“Astounded,” shocked” and “dismayed” were some of the adjectives used by a vast array of experts to describe the Federal Communications Commission’s April decision to approve an application by Ligado Networks. Government testing had shown that Ligado’s operations would interfere with reception of GPS signals for many users. The application had been strenuously opposed by the executive branch, particularly the departments of Defense and Transportation, and myriad industry and citizen groups.

Before the decision was announced most had considered the issue safely dead. Yet, the FCC approved the application in the face of this overwhelming opposition.

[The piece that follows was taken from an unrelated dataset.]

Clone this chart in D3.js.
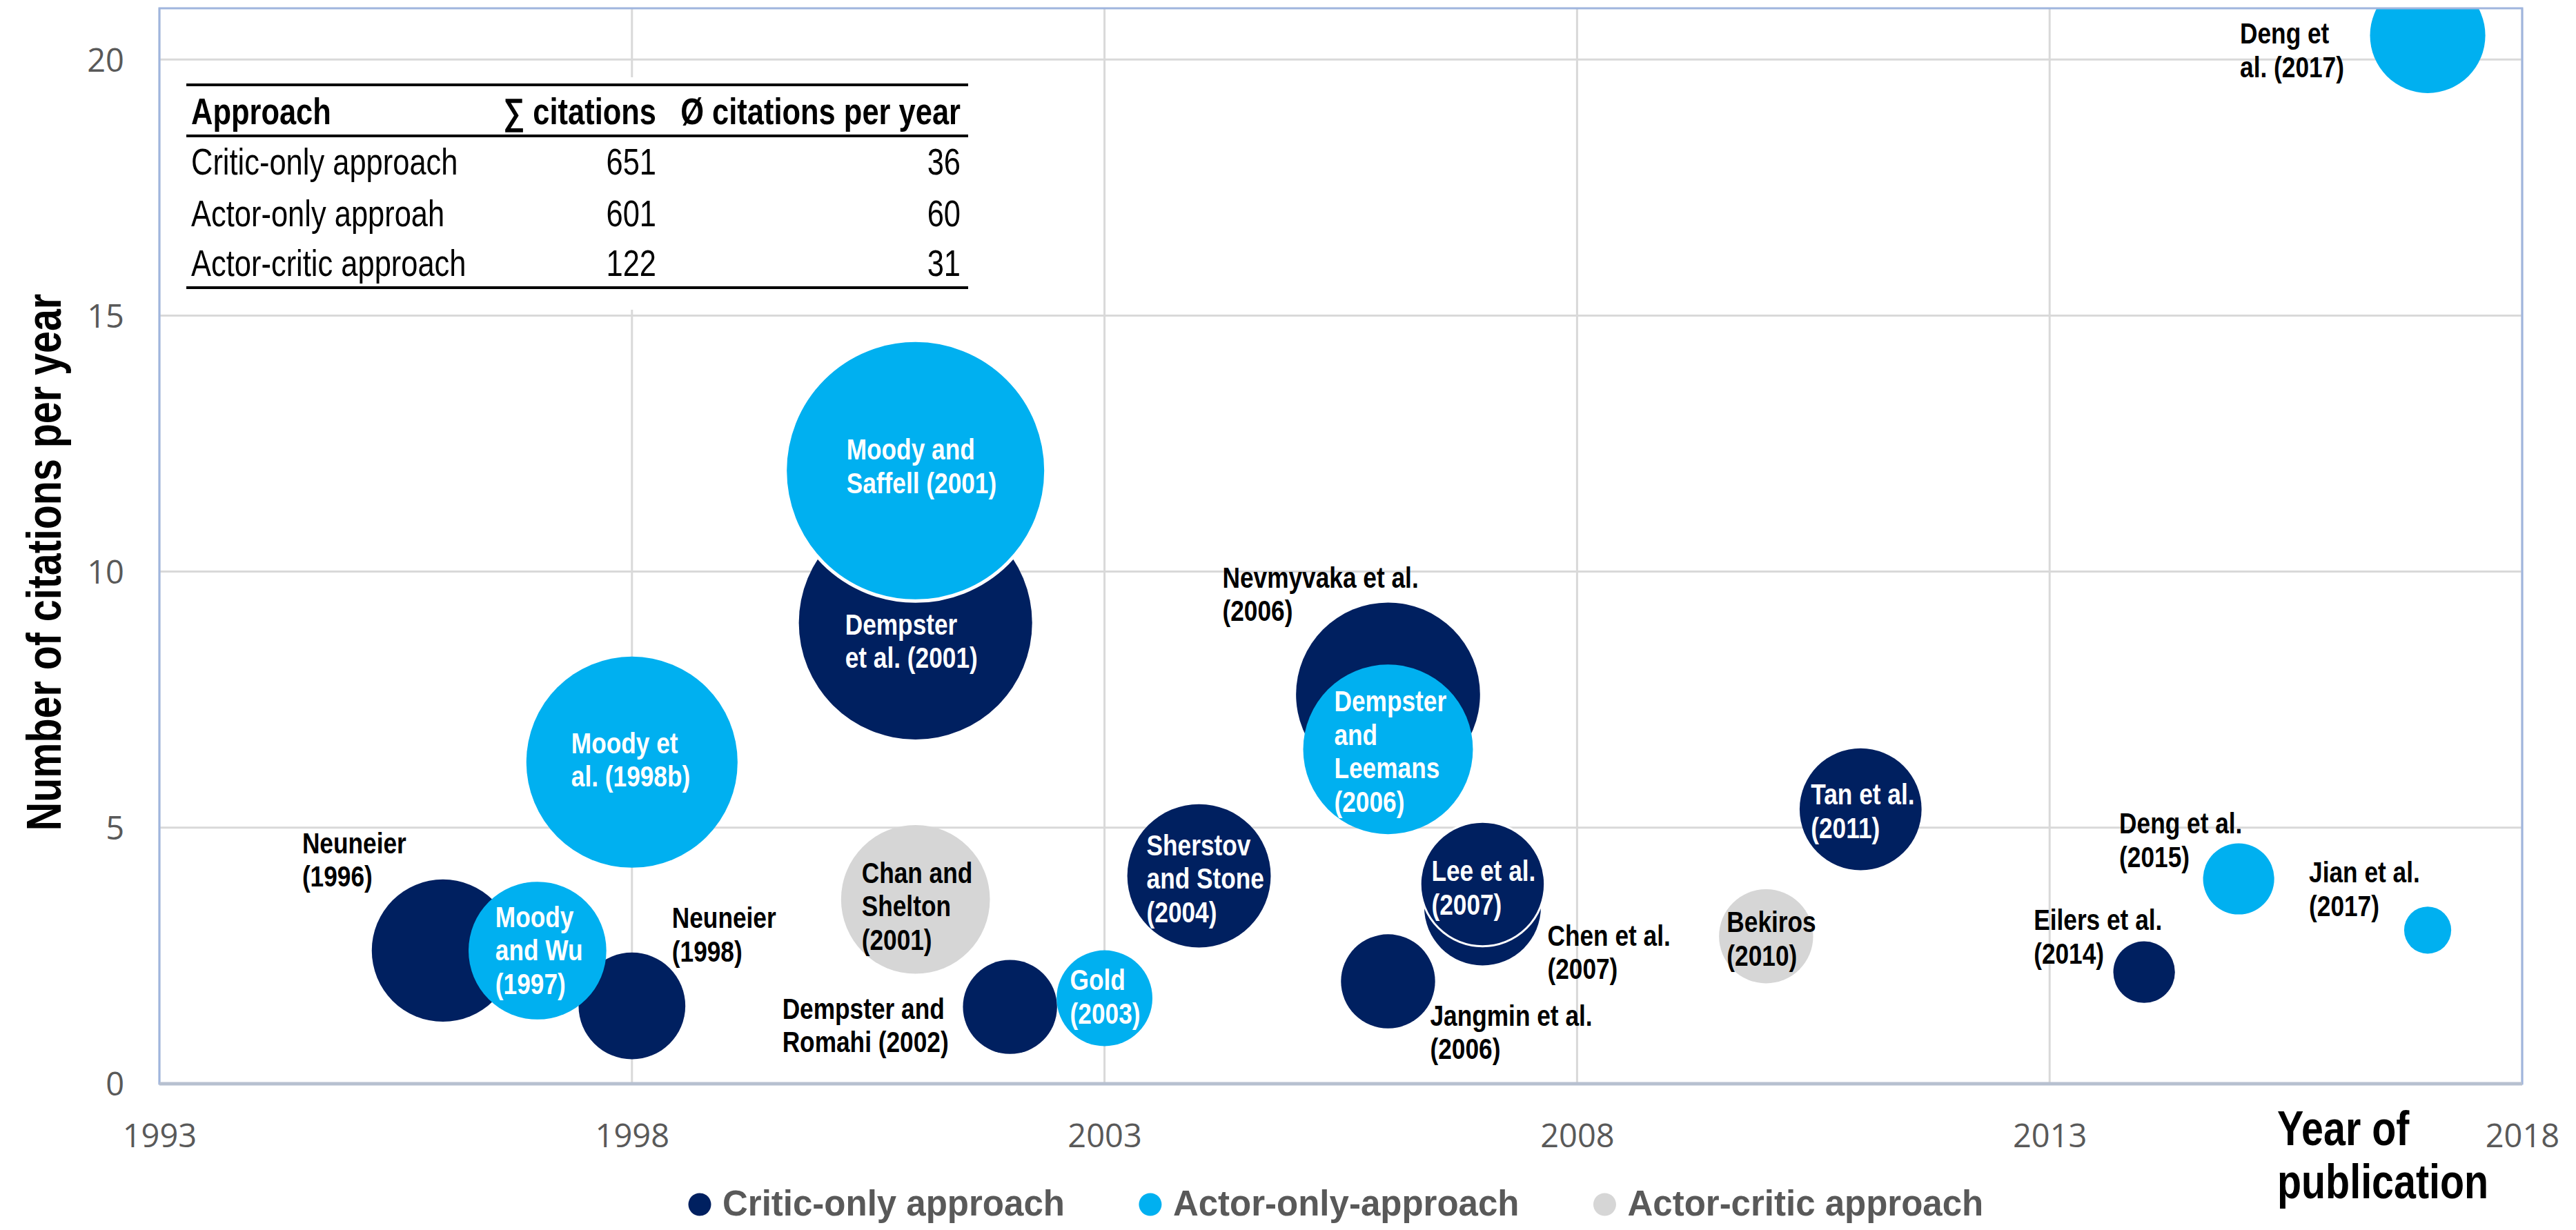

By way of explanation, the commission said its technical experts had concluded that interference with GPS signals was unlikely. And if it did occur, it would be very minor. Unfortunately, they offered no analysis or technical evidence to support the claim.

This left many scratching their heads as to how government experts at the FCC could come up with findings so different from government experts at the departments of Defense and Transportation.

There is a growing school of thought that the answer to “How could they do that?” is not a matter of realpolitik or commercial scheming. Rather, it lies in the fundamentally different ways communications and navigation systems use the airwaves. And that the communications engineers at the Federal Communications Commission unconsciously used inappropriate criteria in their analysis.

This seems to be the thinking behind a provision in the Senate version of the 2021 National Defense Authorization Act. It directs tasking “the National Academies of Science and Engineering for an independent technical review of the order to provide additional technical evaluation to review Ligado’s and DOD’s approaches to testing.”

“GPS and communications systems are entirely different,” said Brad Parkinson of Stanford University, the original chief architect of GPS. “Communications is about strong signals with an unknown message pushing through the background noise so the receiver can read the ones and zeros. GPS receivers look for a known, but very weak messages down within the background noise. They precisely measure the time between the ones and zeros. Typically, GPS receivers resolve time of arrival to 1 billionth of a second or better.”

Another important difference is that some interference is tolerable in communications. A bit of static, or even a momentary break, often does not prevent the message from getting through. And in two-way communications, like a cellphone call, one party can just ask for the message to be repeated.

Not so in navigation. Long experience has shown that one of the first effects of interference with many navigation receivers is hazardously misleading information. The receivers “wander off” before they cease giving information altogether. And once an interference source knocks it offline, a GPS receiver will often not be able to function again until the source is long gone.

GPS advocates like to point out: “There aren’t any do-overs in navigation. No ‘say again’ or ‘please repeat that.’ ”

And while both communications and navigation are very important, navigation has a greater and more immediate impact on safety of life in far more instances. Disruptions in navigation signals threaten all forms of transportation, much of it at high speed. Examples documented in the last 18 months have included a passenger aircraft nearly hitting a mountain, and the crash of a large drone that could have injured or killed someone on the ground.

This impact on safety of life has compelled the Department of Transportation to include a safety buffer when evaluating systems that might interfere with GPS signals. This helps ensure navigation is never impacted. This safety buffer is much like weight limits established for vehicles crossing a bridge. The limits help ensure the bridge never approaches its breaking point.

The criteria used by the engineers at the FCC seems more like what they might have used when evaluating possible interference with a communications system. “A little” interference could be acceptable.

A little interference in your car radio could mean a some static while you are jamming to the oldies.

In tests, interference with GPS has driven some cars off the road.

To be fair, most of the FCC tasking and work since it was established in 1934 has focused on communications issues. Spectrum management has likely been viewed as a tool in support of that mission, rather than a goal in and of its own.

Yet, in 2020, spectrum is increasingly used by far more applications and in diverse ways that are often very difficult to call “communications.” GPS, radar, advanced sensors, space-based Earth observation, radar altimeters for aircraft, intelligent and autonomous transportation systems, WiFi, weather forecasting — they all use spectrum and/or depend upon a stable and predictable spectrum environment. And as technologies continue to evolve, this will only increase.

Perhaps it is time to recharter the FCC as the “Federal Spectrum Commission.” It would undoubtedly still have to make hard, perhaps controversial, decisions. But perhaps it would be more likely to fully appreciate the needs of all radio frequency users, and publish technically convincing analyses to support their decisions and reassure stakeholders.

Dana A. Goward is the president of the Resilient Navigation and Timing Foundation.